### THE REQUEST
Set down the material below word for word, excluding the pictures.

===

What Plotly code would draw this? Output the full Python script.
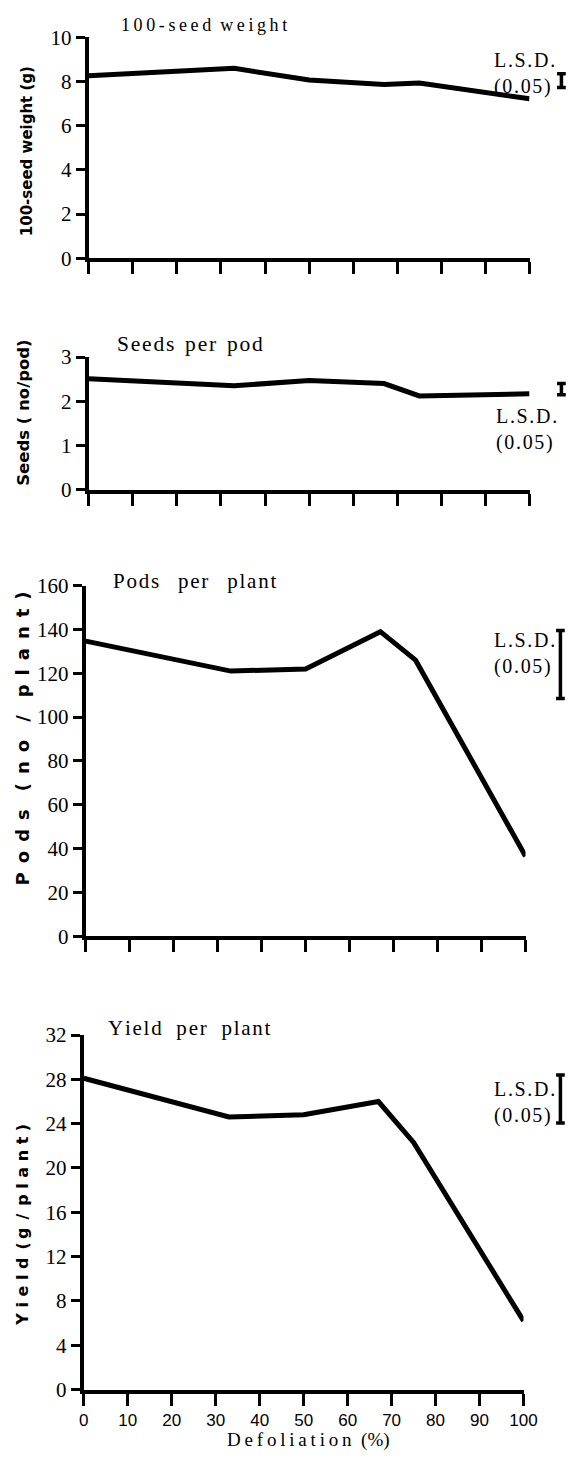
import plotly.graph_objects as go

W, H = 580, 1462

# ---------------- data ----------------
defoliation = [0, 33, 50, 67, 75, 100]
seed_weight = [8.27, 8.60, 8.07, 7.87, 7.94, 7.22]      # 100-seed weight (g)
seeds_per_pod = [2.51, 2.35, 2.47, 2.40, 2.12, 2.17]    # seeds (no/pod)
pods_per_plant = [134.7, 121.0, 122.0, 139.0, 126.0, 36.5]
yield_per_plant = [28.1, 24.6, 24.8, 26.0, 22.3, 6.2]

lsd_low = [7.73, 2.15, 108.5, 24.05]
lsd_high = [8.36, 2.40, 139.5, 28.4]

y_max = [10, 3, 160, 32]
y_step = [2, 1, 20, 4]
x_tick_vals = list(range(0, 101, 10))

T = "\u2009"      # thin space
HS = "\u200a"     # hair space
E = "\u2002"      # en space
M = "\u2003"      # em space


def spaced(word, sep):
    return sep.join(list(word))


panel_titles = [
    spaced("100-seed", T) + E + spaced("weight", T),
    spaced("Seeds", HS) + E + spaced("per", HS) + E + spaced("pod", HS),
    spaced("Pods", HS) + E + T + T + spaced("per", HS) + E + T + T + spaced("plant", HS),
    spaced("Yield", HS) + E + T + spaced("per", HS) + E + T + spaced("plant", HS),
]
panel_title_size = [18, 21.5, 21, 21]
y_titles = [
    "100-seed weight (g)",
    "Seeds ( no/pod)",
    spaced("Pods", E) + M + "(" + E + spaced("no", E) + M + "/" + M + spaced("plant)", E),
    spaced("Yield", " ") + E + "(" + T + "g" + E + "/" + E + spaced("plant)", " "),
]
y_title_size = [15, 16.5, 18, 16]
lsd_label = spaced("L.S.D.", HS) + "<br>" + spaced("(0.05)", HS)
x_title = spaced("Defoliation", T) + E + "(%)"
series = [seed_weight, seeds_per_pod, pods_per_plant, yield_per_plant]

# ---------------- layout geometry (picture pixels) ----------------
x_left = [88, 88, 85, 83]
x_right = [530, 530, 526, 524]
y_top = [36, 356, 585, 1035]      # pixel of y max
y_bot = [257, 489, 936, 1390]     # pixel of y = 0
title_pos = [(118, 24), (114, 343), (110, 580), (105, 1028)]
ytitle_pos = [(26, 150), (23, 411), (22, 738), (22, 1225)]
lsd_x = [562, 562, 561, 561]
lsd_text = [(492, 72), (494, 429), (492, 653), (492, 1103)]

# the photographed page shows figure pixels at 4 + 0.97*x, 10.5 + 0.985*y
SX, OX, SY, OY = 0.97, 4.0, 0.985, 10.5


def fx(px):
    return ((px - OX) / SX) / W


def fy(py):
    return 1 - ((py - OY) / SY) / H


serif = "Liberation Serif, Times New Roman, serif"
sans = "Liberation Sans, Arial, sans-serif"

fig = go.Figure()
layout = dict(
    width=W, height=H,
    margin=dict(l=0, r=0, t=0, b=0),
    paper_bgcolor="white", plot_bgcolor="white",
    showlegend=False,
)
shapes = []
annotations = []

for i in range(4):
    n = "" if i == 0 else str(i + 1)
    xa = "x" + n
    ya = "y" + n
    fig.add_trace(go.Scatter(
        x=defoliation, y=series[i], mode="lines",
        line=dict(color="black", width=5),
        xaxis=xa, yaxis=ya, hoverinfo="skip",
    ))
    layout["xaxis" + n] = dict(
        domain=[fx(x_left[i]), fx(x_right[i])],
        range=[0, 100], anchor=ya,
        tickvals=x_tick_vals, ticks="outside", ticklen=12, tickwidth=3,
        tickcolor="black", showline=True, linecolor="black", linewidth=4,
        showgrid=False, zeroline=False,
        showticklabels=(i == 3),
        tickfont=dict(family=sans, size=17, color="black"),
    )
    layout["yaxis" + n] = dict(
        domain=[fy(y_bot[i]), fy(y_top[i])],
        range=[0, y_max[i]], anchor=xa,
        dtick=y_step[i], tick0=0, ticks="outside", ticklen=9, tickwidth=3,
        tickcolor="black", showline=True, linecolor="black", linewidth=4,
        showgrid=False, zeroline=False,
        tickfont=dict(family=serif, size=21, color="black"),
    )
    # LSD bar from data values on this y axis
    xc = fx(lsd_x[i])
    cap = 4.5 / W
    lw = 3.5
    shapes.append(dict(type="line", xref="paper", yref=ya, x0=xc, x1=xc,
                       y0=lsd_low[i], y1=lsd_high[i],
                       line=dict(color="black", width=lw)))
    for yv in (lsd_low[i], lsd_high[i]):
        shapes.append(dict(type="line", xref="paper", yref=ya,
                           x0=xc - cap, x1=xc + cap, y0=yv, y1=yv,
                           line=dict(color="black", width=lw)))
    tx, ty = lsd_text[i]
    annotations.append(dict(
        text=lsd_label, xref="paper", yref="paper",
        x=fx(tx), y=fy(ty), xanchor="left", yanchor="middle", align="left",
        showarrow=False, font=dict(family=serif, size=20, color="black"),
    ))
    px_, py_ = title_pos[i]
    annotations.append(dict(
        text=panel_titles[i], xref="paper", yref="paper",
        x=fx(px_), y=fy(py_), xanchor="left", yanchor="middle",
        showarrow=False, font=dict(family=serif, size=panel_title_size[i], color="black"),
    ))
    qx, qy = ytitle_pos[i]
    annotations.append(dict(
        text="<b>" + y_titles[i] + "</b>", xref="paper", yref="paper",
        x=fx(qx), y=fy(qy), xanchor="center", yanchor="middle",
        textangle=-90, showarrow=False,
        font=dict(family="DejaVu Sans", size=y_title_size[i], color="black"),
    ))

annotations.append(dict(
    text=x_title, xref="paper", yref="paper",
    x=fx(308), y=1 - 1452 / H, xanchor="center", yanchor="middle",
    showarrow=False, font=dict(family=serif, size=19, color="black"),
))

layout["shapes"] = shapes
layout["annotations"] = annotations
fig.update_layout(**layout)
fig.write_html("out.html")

===

### SOLUTION FOR THIS EXERCISE
What Plotly code would draw this? Output the full Python script.
import plotly.graph_objects as go

W, H = 580, 1462

# ---------------- data ----------------
defoliation = [0, 33, 50, 67, 75, 100]
seed_weight = [8.27, 8.60, 8.07, 7.87, 7.94, 7.22]      # 100-seed weight (g)
seeds_per_pod = [2.51, 2.35, 2.47, 2.40, 2.12, 2.17]    # seeds (no/pod)
pods_per_plant = [134.7, 121.0, 122.0, 139.0, 126.0, 36.5]
yield_per_plant = [28.1, 24.6, 24.8, 26.0, 22.3, 6.2]

lsd_low = [7.73, 2.15, 108.5, 24.05]
lsd_high = [8.36, 2.40, 139.5, 28.4]

y_max = [10, 3, 160, 32]
y_step = [2, 1, 20, 4]
x_tick_vals = list(range(0, 101, 10))

T = "\u2009"      # thin space
HS = "\u200a"     # hair space
E = "\u2002"      # en space
M = "\u2003"      # em space


def spaced(word, sep):
    return sep.join(list(word))


panel_titles = [
    spaced("100-seed", T) + E + spaced("weight", T),
    spaced("Seeds", HS) + E + spaced("per", HS) + E + spaced("pod", HS),
    spaced("Pods", HS) + E + T + T + spaced("per", HS) + E + T + T + spaced("plant", HS),
    spaced("Yield", HS) + E + T + spaced("per", HS) + E + T + spaced("plant", HS),
]
panel_title_size = [18, 21.5, 21, 21]
y_titles = [
    "100-seed weight (g)",
    "Seeds ( no/pod)",
    spaced("Pods", E) + M + "(" + E + spaced("no", E) + M + "/" + M + spaced("plant)", E),
    spaced("Yield", " ") + E + "(" + T + "g" + E + "/" + E + spaced("plant)", " "),
]
y_title_size = [15, 16.5, 18, 16]
lsd_label = spaced("L.S.D.", HS) + "<br>" + spaced("(0.05)", HS)
x_title = spaced("Defoliation", T) + E + "(%)"
series = [seed_weight, seeds_per_pod, pods_per_plant, yield_per_plant]

# ---------------- layout geometry (picture pixels) ----------------
x_left = [88, 88, 85, 83]
x_right = [530, 530, 526, 524]
y_top = [36, 356, 585, 1035]      # pixel of y max
y_bot = [257, 489, 936, 1390]     # pixel of y = 0
title_pos = [(118, 24), (114, 343), (110, 580), (105, 1028)]
ytitle_pos = [(26, 150), (23, 411), (22, 738), (22, 1225)]
lsd_x = [562, 562, 561, 561]
lsd_text = [(492, 72), (494, 429), (492, 653), (492, 1103)]

# the photographed page shows figure pixels at 4 + 0.97*x, 10.5 + 0.985*y
SX, OX, SY, OY = 0.97, 4.0, 0.985, 10.5


def fx(px):
    return ((px - OX) / SX) / W


def fy(py):
    return 1 - ((py - OY) / SY) / H


serif = "Liberation Serif, Times New Roman, serif"
sans = "Liberation Sans, Arial, sans-serif"

fig = go.Figure()
layout = dict(
    width=W, height=H,
    margin=dict(l=0, r=0, t=0, b=0),
    paper_bgcolor="white", plot_bgcolor="white",
    showlegend=False,
)
shapes = []
annotations = []

for i in range(4):
    n = "" if i == 0 else str(i + 1)
    xa = "x" + n
    ya = "y" + n
    fig.add_trace(go.Scatter(
        x=defoliation, y=series[i], mode="lines",
        line=dict(color="black", width=5),
        xaxis=xa, yaxis=ya, hoverinfo="skip",
    ))
    layout["xaxis" + n] = dict(
        domain=[fx(x_left[i]), fx(x_right[i])],
        range=[0, 100], anchor=ya,
        tickvals=x_tick_vals, ticks="outside", ticklen=12, tickwidth=3,
        tickcolor="black", showline=True, linecolor="black", linewidth=4,
        showgrid=False, zeroline=False,
        showticklabels=(i == 3),
        tickfont=dict(family=sans, size=17, color="black"),
    )
    layout["yaxis" + n] = dict(
        domain=[fy(y_bot[i]), fy(y_top[i])],
        range=[0, y_max[i]], anchor=xa,
        dtick=y_step[i], tick0=0, ticks="outside", ticklen=9, tickwidth=3,
        tickcolor="black", showline=True, linecolor="black", linewidth=4,
        showgrid=False, zeroline=False,
        tickfont=dict(family=serif, size=21, color="black"),
    )
    # LSD bar from data values on this y axis
    xc = fx(lsd_x[i])
    cap = 4.5 / W
    lw = 3.5
    shapes.append(dict(type="line", xref="paper", yref=ya, x0=xc, x1=xc,
                       y0=lsd_low[i], y1=lsd_high[i],
                       line=dict(color="black", width=lw)))
    for yv in (lsd_low[i], lsd_high[i]):
        shapes.append(dict(type="line", xref="paper", yref=ya,
                           x0=xc - cap, x1=xc + cap, y0=yv, y1=yv,
                           line=dict(color="black", width=lw)))
    tx, ty = lsd_text[i]
    annotations.append(dict(
        text=lsd_label, xref="paper", yref="paper",
        x=fx(tx), y=fy(ty), xanchor="left", yanchor="middle", align="left",
        showarrow=False, font=dict(family=serif, size=20, color="black"),
    ))
    px_, py_ = title_pos[i]
    annotations.append(dict(
        text=panel_titles[i], xref="paper", yref="paper",
        x=fx(px_), y=fy(py_), xanchor="left", yanchor="middle",
        showarrow=False, font=dict(family=serif, size=panel_title_size[i], color="black"),
    ))
    qx, qy = ytitle_pos[i]
    annotations.append(dict(
        text="<b>" + y_titles[i] + "</b>", xref="paper", yref="paper",
        x=fx(qx), y=fy(qy), xanchor="center", yanchor="middle",
        textangle=-90, showarrow=False,
        font=dict(family="DejaVu Sans", size=y_title_size[i], color="black"),
    ))

annotations.append(dict(
    text=x_title, xref="paper", yref="paper",
    x=fx(308), y=1 - 1452 / H, xanchor="center", yanchor="middle",
    showarrow=False, font=dict(family=serif, size=19, color="black"),
))

layout["shapes"] = shapes
layout["annotations"] = annotations
fig.update_layout(**layout)
fig.write_html("out.html")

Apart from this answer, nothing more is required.